If you’ve worked with LLMs on large projects, you know that context engineering is the single most consequential aspect of setting up these workflows for success. You can’t just dump a million lines of code into a prompt and expect a miracle.
So, inspired by frameworks like the mesh agent and swarm-style coding demos I’d seen, I built a system where each agent had specific instructions (standard agent.md files) and the orchestrator decided who to call and when.
These agents used a folder system within my Obsidian vault to log progress, findings, and learnings for the next agent in the chain. The orchestrator would run, reconstruct the state from these logs, pass ticket specs to the architect, divide the task, and so on.
Ideally, the task would be completed, or marked as completed (we all know how that goes), and I would just need to do a final manual verification.
When “Fancy” Becomes Friction
While this approach felt sophisticated, the reality was a bit different.
I ended up with these long-running processes that were surprisingly hard to track. LLMs are prone to being verbose, and over time, the state files and logs would grow larger and larger. The “context” I was trying so hard to manage became a noisy mess of its own.
I found myself spending more time debugging the orchestration logic and managing the “guardrails” for the agents than actually fixing the legacy code.
The Pivot to Simplicity
Frustrated by the friction, I asked myself a simple question: Why not just try a single agent?
Could I instruct a single agent to go from start to finish on its own?
The immediate concern, of course, was the context window. If a run goes on too long, say past 60-70% of the context window, hallucination territory starts to creep in. The model loses the thread.
So I did some research and decided to try a different kind of constraint.
Instead of splitting the roles (architect vs. coder), I split the work.
I instructed the LLM to never do any work that would take a senior engineer more than 40 minutes.
That was the key.
I added further instructions for it to clearly define the work for the next run before signing off. It would do a focused chunk of work, document the state, and then stop.
Why Less Was More
This turned out to be a much more manageable and, honestly, efficient way to conduct my work.
- Easier to Trace: Reading through a single, linear trace was far simpler than jumping between multiple agent logs.

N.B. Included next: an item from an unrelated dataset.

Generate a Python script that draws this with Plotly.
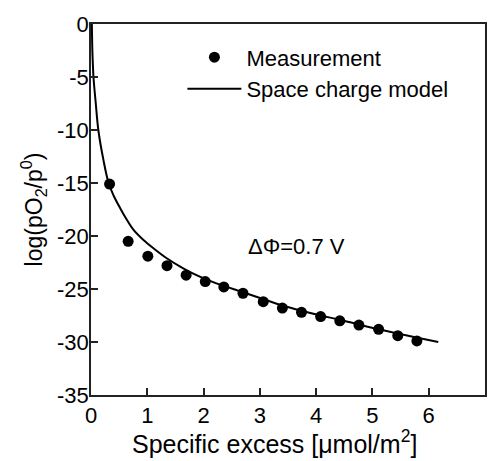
import plotly.graph_objects as go

meas_x = [0.33, 0.66, 1.01, 1.35, 1.69, 2.03, 2.36, 2.70, 3.06, 3.40, 3.74, 4.08, 4.42, 4.76, 5.11, 5.45, 5.79]
meas_y = [-15.1, -20.5, -21.9, -22.8, -23.7, -24.3, -24.8, -25.4, -26.2, -26.8, -27.2, -27.6, -28.0, -28.4, -28.8, -29.4, -29.9]

# Space charge model curve
model_x = [0.015, 0.026, 0.044, 0.085, 0.13, 0.22, 0.314, 0.403, 0.521, 0.639, 0.756, 0.932, 1.109, 1.345,
           1.638, 1.933, 2.228, 2.70, 3.06, 3.40, 3.74, 4.08, 4.42, 4.76, 5.11, 5.45, 5.80, 6.17]
model_y = [0.0, -2.8, -5.0, -7.5, -10.0, -12.8, -15.03, -16.2, -17.4, -18.49, -19.43, -20.38, -21.16, -22.1,
           -23.05, -23.84, -24.47, -25.3, -25.95, -26.55, -27.05, -27.5, -27.9, -28.35, -28.8, -29.2, -29.6, -30.0]

x_ticks = [0, 1, 2, 3, 4, 5, 6, 7]
y_ticks = [0, -5, -10, -15, -20, -25, -30, -35]

FONT = "Liberation Sans, Arial, sans-serif"

fig = go.Figure()
fig.add_trace(go.Scatter(x=meas_x, y=meas_y, mode="markers", name="Measurement",
                         marker=dict(color="black", size=11)))
fig.add_trace(go.Scatter(x=model_x, y=model_y, mode="lines", name="Space charge model",
                         line=dict(color="black", width=2, shape="spline", smoothing=1.0)))

axis_common = dict(showline=True, linecolor="#222", linewidth=1.5, mirror=True,
                   ticks="inside", ticklen=7, tickwidth=1.5, tickcolor="#222",
                   showgrid=False, zeroline=False,
                   tickfont=dict(family=FONT, size=22, color="black"))

fig.update_xaxes(range=[0, 7], tickvals=x_ticks, ticktext=[str(v) for v in x_ticks], **axis_common)
fig.update_yaxes(range=[-35, 0], tickvals=y_ticks, ticktext=[str(v) for v in y_ticks],
                 ticklabelstandoff=-4,
                 title=dict(text="log(pO<sub>2</sub>/p<sup>0</sup>)", font=dict(family=FONT, size=23, color="black"), standoff=8),
                 **axis_common)

# x-axis title (slightly left of centre in the reference)
fig.add_annotation(x=0.0985, y=-0.128, xref="paper", yref="paper",
                   text="Specific excess [μmol/m<sup>2</sup>]", showarrow=False,
                   xanchor="left", yanchor="middle", font=dict(family=FONT, size=25, color="black"))

fig.add_annotation(x=0.393, y=0.40, xref="paper", yref="paper", text="ΔΦ=0.7 V", showarrow=False,
                   xanchor="left", yanchor="middle", font=dict(family=FONT, size=22, color="black"))

fig.update_layout(
    width=491, height=461,
    margin=dict(l=91, r=4, t=24, b=66),
    paper_bgcolor="white", plot_bgcolor="white",
    font=dict(family=FONT, size=22, color="black"),
    showlegend=True,
    legend=dict(x=0.232, y=0.9665, xanchor="left", yanchor="top", bgcolor="rgba(0,0,0,0)",
                font=dict(family=FONT, size=22, color="black"), itemwidth=54),
)

fig.write_html("out.html")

- Better Quality: By time-boxing the agent, the context remained fresh. Issues were addressed as they surfaced, rather than compounding through a chain of hand-offs.
- Closer to Desired Result: The output was much closer to what I actually wanted.
The Wild West of AI Standards
I’m not entirely sure which approach is objectively “superior.” For different problems, a swarm might be the answer. But for refactoring legacy code, the single, constrained agent won out for me.
The field of AI is evolving so rapidly that it’s genuinely exciting. One of the coolest things about it is that we are establishing the rules as we go.
There really aren’t established best practices yet, even though it feels like hundreds of new “standards” get advertised every week on Twitter or Reddit.
My advice? Don’t just follow the hype of the latest “autonomous swarm” framework. Experiment. Try the simple thing first. You might find that a single, well-instructed agent is all you really need.